Cancer is a genetic disease, but not all genetic mutations are passed from parent to child. Throughout a lifetime, the cells in your dog's body are capable of undergoing genetic mutations in their DNA. Over a lifetime, these genetic mutations can build up. If a single cell gets enough of them and if they are located within a few very sensitive genes, it may begin to grow out of control, and stop performing the function it was supposed to perform. A cell like this represents the beginning stages of cancer.

Typically, when a dog is diagnosed with cancer, this single cell has grown into a mass of perhaps millions of cells, all of which contain the genetic mutations of the original. They may move to other areas of the body to metastasize and cause a tumor in a totally different organ. Modern cancer therapy aims to rid the body of every single one of these mutated cancer cells, no matter where they lie, since a single remaining cell may well cause the cancer to recur at a later time. Radiation treatment is usually used as a "local therapy", that is directed at killing cells within the tumor site itself.

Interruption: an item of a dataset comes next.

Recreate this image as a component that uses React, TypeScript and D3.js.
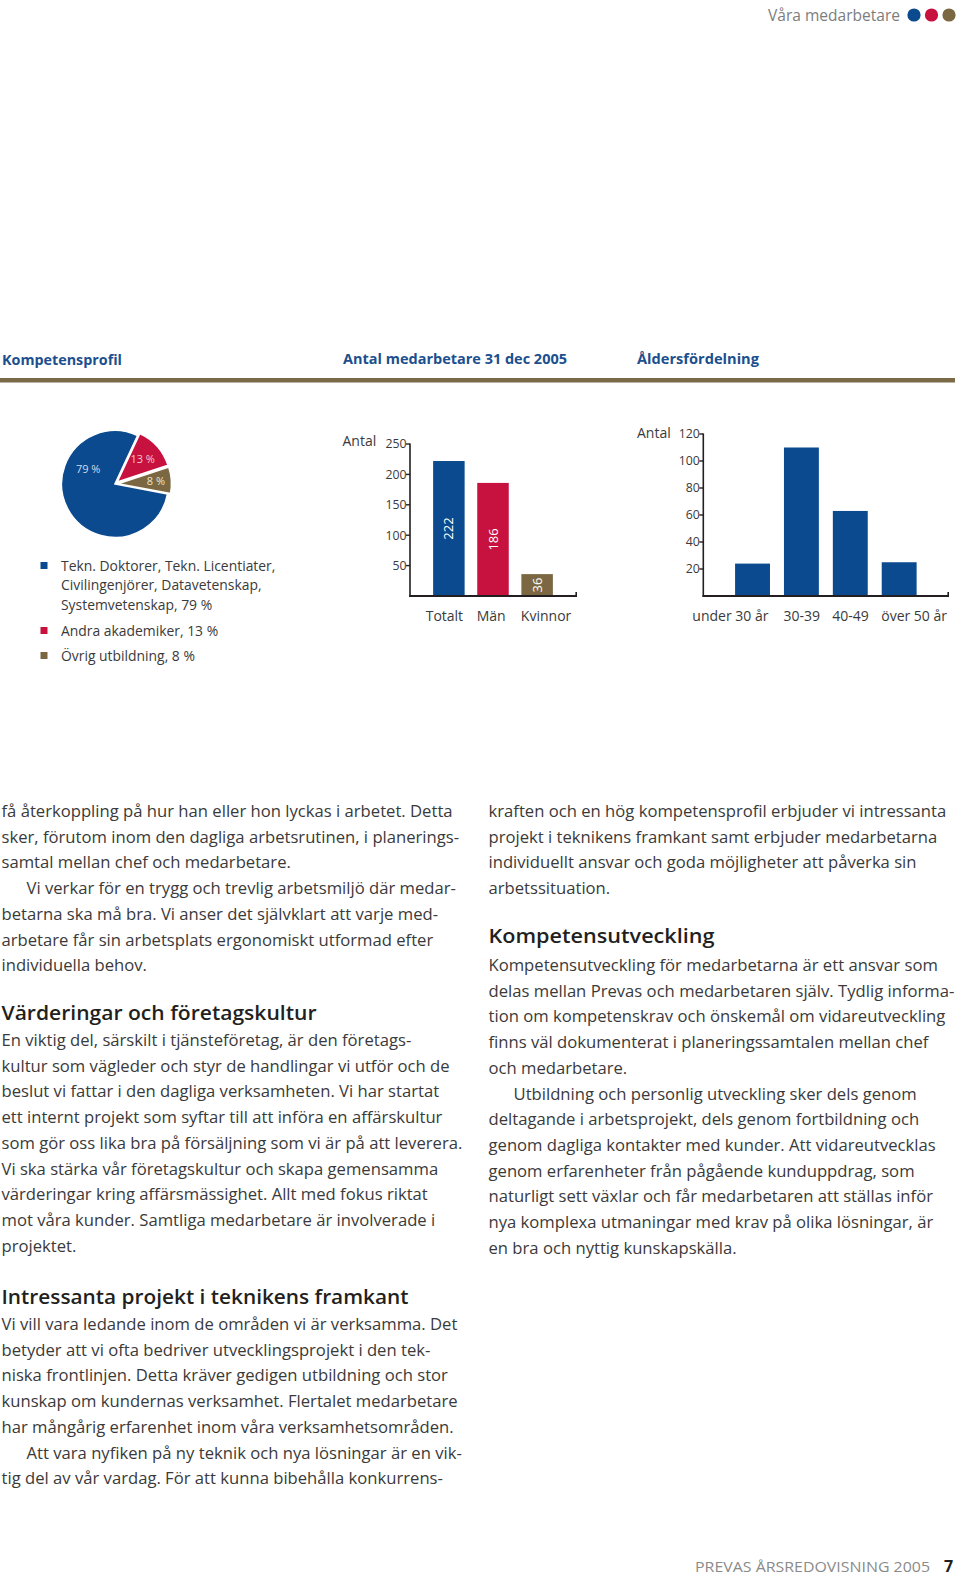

In a similar vein, surgery is often used to remove the tumor itself. Chemotherapy, however, is known as a "systemic therapy", because it aims to kill those cells which have wandered from the original tumor site, whether residing in the bloodstream or lodged within another organ. And while there are numerous cancers where these methods of treatment are highly successful, there is still hope that we can do a better job.

Genetic science hopes to augment and ultimately replace current cancer treatment protocols. Indeed, one of the most exciting possibilities lies in the prevention and detection of cancer. Once we know what the mutations which lead to cancer are, all we have to do is find out if a dog has them. And initially knowledge of specific dogs with cancer and/or dogs carrying cancer genes will allow breeders to modify their breeding programs so that these dogs are no longer passing on their genetic information. And someday, it may be possible to use gene therapy to replace disease genes with normal genes.